# Required task
Find the string "this" in the data, then copy every line where it is found.
** begin Source records **
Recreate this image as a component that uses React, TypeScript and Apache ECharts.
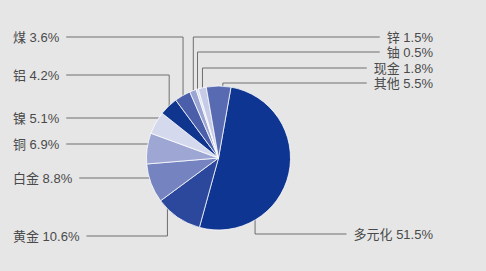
** end Source records **
** begin Source records **
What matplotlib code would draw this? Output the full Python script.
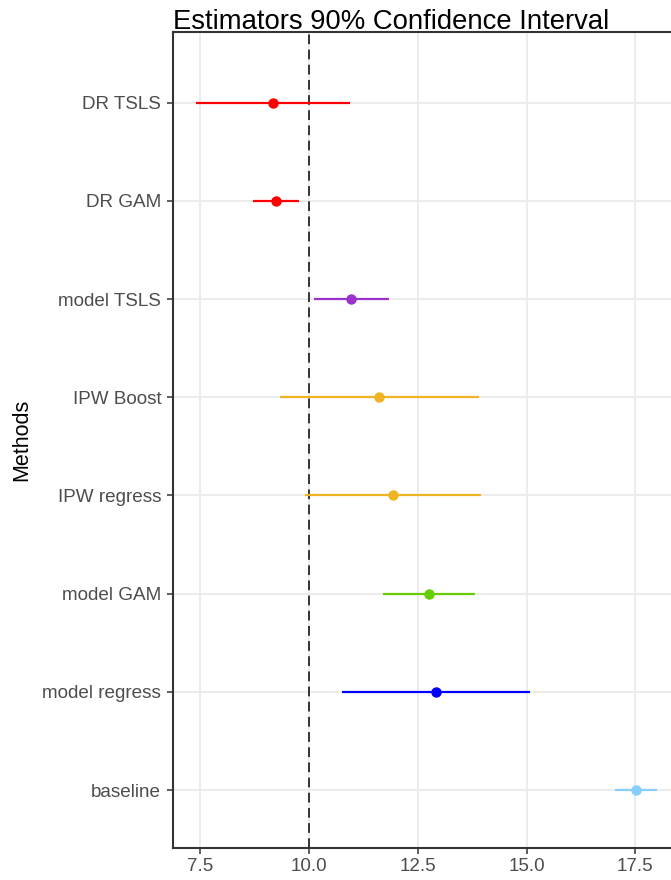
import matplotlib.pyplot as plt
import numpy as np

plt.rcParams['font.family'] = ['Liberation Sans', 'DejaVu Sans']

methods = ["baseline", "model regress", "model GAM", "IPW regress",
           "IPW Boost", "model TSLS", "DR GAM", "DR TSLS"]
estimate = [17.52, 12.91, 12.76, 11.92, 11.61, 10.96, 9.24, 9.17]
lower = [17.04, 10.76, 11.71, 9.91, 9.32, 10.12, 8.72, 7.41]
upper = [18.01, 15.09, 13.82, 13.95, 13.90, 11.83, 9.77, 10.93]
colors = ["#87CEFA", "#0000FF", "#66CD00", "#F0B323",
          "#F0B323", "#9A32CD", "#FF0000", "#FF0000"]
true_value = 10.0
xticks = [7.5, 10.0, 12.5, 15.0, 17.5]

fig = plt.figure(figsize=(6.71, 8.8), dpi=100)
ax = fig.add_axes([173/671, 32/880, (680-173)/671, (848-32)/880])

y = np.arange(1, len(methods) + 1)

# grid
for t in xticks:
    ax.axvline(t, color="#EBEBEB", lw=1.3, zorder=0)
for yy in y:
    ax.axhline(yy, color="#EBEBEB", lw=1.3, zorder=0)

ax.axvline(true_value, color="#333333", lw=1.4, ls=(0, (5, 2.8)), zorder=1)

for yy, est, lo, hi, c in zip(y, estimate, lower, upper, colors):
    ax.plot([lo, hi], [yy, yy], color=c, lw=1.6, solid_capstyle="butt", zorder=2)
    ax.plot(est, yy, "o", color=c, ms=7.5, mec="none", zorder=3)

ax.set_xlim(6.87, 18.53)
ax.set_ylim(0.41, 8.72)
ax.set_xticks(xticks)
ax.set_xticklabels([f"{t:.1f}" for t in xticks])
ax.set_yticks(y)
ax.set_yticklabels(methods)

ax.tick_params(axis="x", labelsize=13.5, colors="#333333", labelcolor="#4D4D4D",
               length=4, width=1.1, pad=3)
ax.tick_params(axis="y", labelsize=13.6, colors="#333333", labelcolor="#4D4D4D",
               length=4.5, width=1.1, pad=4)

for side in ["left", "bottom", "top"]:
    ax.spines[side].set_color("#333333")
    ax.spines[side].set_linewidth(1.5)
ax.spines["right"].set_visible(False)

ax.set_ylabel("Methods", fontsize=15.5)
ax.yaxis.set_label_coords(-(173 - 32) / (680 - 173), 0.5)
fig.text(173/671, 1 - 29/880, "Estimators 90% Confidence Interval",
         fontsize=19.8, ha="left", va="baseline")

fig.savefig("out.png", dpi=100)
** end Source records **
# Response to the task
Recreate this image as a component that uses React, TypeScript and Apache ECharts.
What matplotlib code would draw this? Output the full Python script.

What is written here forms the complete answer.